HEADER(new Partial() {
    public State parse(Message message, String line)
            throws ParseException {

        message.addLineToHeader( line );
        return HEADER;
    }
});

That’s all well and good, but we need to make sure that we switch to the BODY state eventually. So let’s add a new test:

public testBodyLineReturnsBodyState_and_DoesNotWriteToMessage()
        throws ParseException {
    String line = "BODY" 
    Message message = new Message();

    State state = State.HEADER.parse(message, line);

    assertEquals( State.BODY, state );
    assertEmpty( message.getHeader() );
}

Now, all we have to do is make this pass in the HEADER enum:

HEADER(new Partial() {
    public State parse(Message message, String line)
            throws ParseException {
        if ( line.equals("BODY") ) return BODY;

        message.addLineToHeader( line );

        return HEADER;
    }
});

Now, if you are using Java closures, you simply cannot have multiple exit points. It’s easy enough to alter the logic. Some people don’t like what I did as a matter of principle. That’s OK. We know it works and its tested. We can refactor it later to our heart’s content. For the purpose of brevity, it’s up to you to do the same thing with the State.BODY implementation.

Using our Finite State Machine

Using the Finite State Machine we just created (granted it has only two states) is really easy. We know that we need a message object, and we need to iterate over the lines to a message. We’ll assume that you got it from some Reader. Here is a method that does the hard work for you:

public Message parseMessage(Reader in)
        throws ParseException, IOException
{
    Message message = new Message();
    State state = State.HEADER;
    BufferedReader reader = new BufferedReader(in);

    String line = null;

    while((line = reader.readLine()) != null) {
        state = state.parse(message, line);
    }

    reader.close();

    return message;
}

I left all the error handling code as an exercise for you, dear reader. If you want to provide accurate line numbers for your ParseException objects, you can surround the thing in a try/catch and use the following construct:

catch(ParseException pe) {
    // Rewrite the line number where the problem occurred.
    ParseException npe =
        new ParseException(pe.getMessage(), lineNumber);
    npe.setStackTrace(pe.getStackTrace());
    throw npe;
}

You have to keep track of the line number yourself. The lineNumber variable was incremented in the while loop in my code. I also wrapped the IOException in a ParseException keeping track of the line number so the signature was simplified.

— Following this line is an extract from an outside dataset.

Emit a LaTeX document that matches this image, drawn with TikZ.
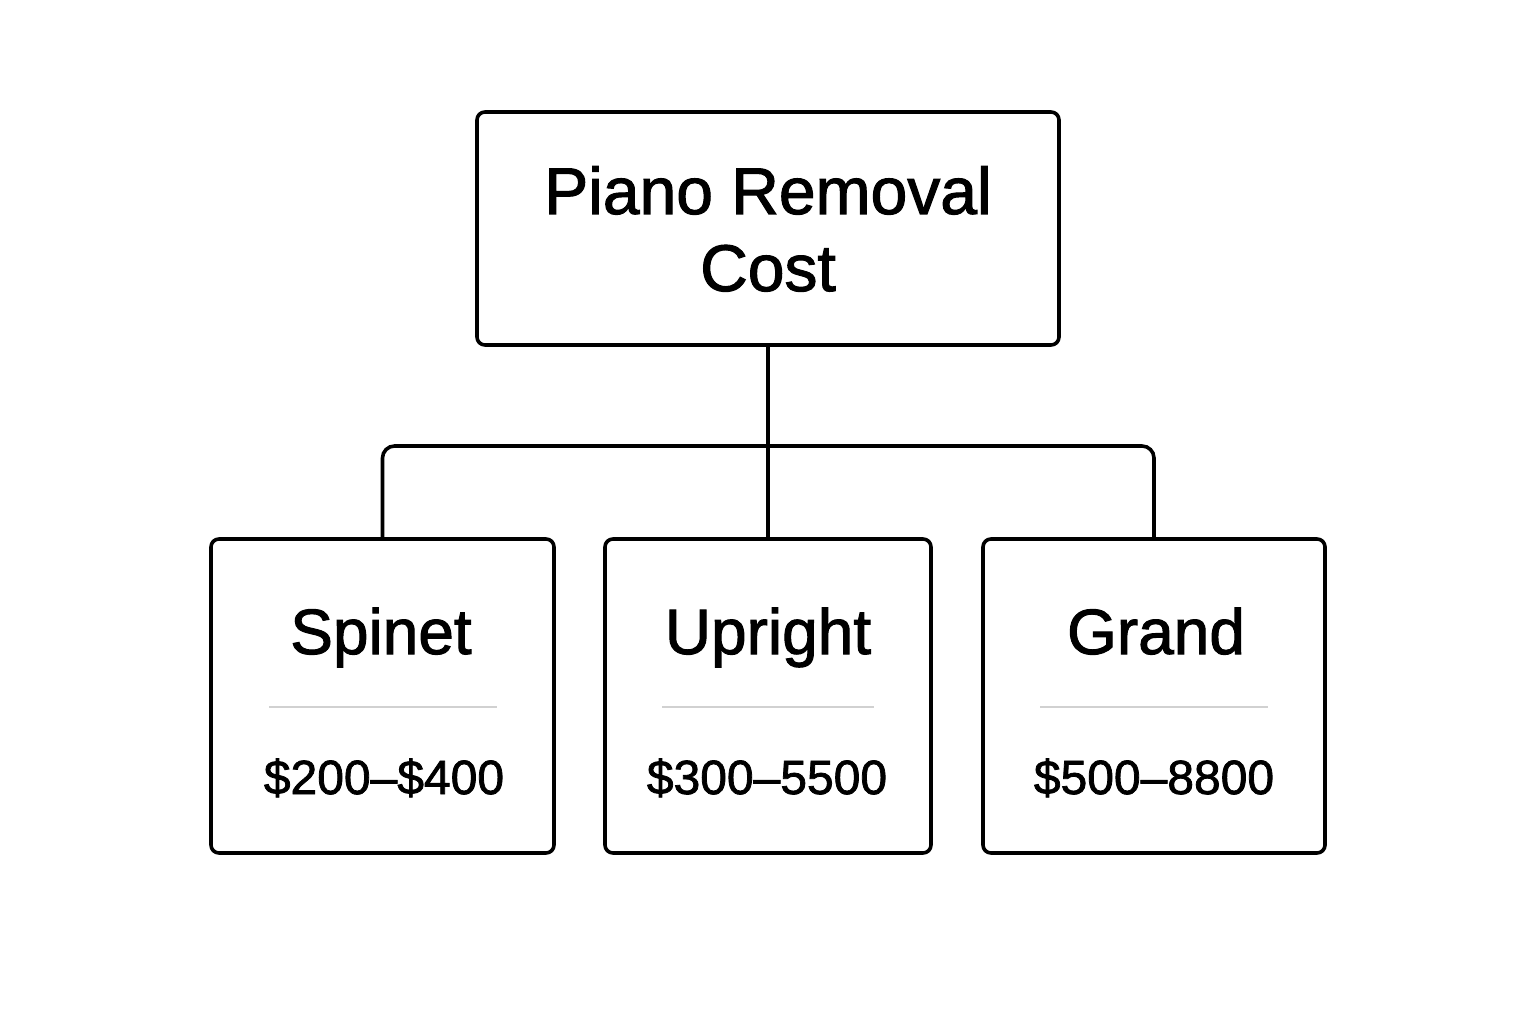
\documentclass[tikz,border=0pt]{standalone}
\usepackage{fontspec}
\setmainfont{Liberation Sans}[FakeBold=1.6]
\begin{document}
\begin{tikzpicture}[x=1pt,y=-1pt,
  box/.style={draw=black,line width=3.6pt,rounded corners=8pt,fill=white,inner sep=0pt},
  conn/.style={draw=black,line width=3.6pt},
  divider/.style={draw=black!18,line width=2pt},
  title/.style={font=\fontsize{66}{77}\selectfont,anchor=base,text=black},
  label/.style={font=\fontsize{64}{70}\selectfont,anchor=base,text=black},
  price/.style={font=\fontsize{48}{56}\selectfont,anchor=base,text=black}]
\useasboundingbox[fill=white] (0,0) rectangle (1536,1024);
% boxes
\node[box,minimum width=582pt,minimum height=233pt] (top) at (768,228.5) {};
\node[box,minimum width=343pt,minimum height=314pt] (spinet) at (382.5,696) {};
\node[box,minimum width=326pt,minimum height=314pt] (upright) at (768,696) {};
\node[box,minimum width=342pt,minimum height=314pt] (grand) at (1154,696) {};
% connectors
\coordinate (bar) at (768,446);
\draw[conn] (top.south) -- (upright.north);
\draw[conn,rounded corners=12pt] (spinet.north) |- (bar) -| (grand.north);
% texts
\node[title] (toptext1) at (768,214) {Piano Removal};
\node[title] (toptext2) at (768,291) {Cost};
\node[label] (spinetT) at (381,654) {Spinet};
\node[label] (uprightT) at (768,654) {Upright};
\node[label] (grandT) at (1156,654) {Grand};
\draw[divider] (269,707) -- (497,707);
\draw[divider] (662,707) -- (874,707);
\draw[divider] (1040,707) -- (1268,707);
\node[price] (spinetP) at (384,794) {\$200–\$400};
\node[price] (uprightP) at (767,794) {\$300–5500};
\node[price] (grandP) at (1154,794) {\$500–8800};
\end{tikzpicture}
\end{document}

Of course, you’ll want close the reader in a finally clause.

In Conclusion

You aren’t going to write a finite state machine every day, but when you do you’ll want to keep things as simple as possible. The approach I outlined is very handy in the sense that you can completely test each state in isolation from the others. Because it is its own object, you don’t have to worry about testing the whole of the application to ensure your states are doing what they were designed to do. I typically have each State instance tested in its own TestCase object. This makes it particularly clear what each state is supposed to do, and how/when transitions take place.

I find that FSM are much easier to understand when you think about one state at at time. Trying to keep the whole “if this, then that, or is it the other thing” reasoning can be avoided that way. Doing it the old procedural approach is really not very useful these days. Don’t query data and keep control. Ask your objects to do work for you. Delegate.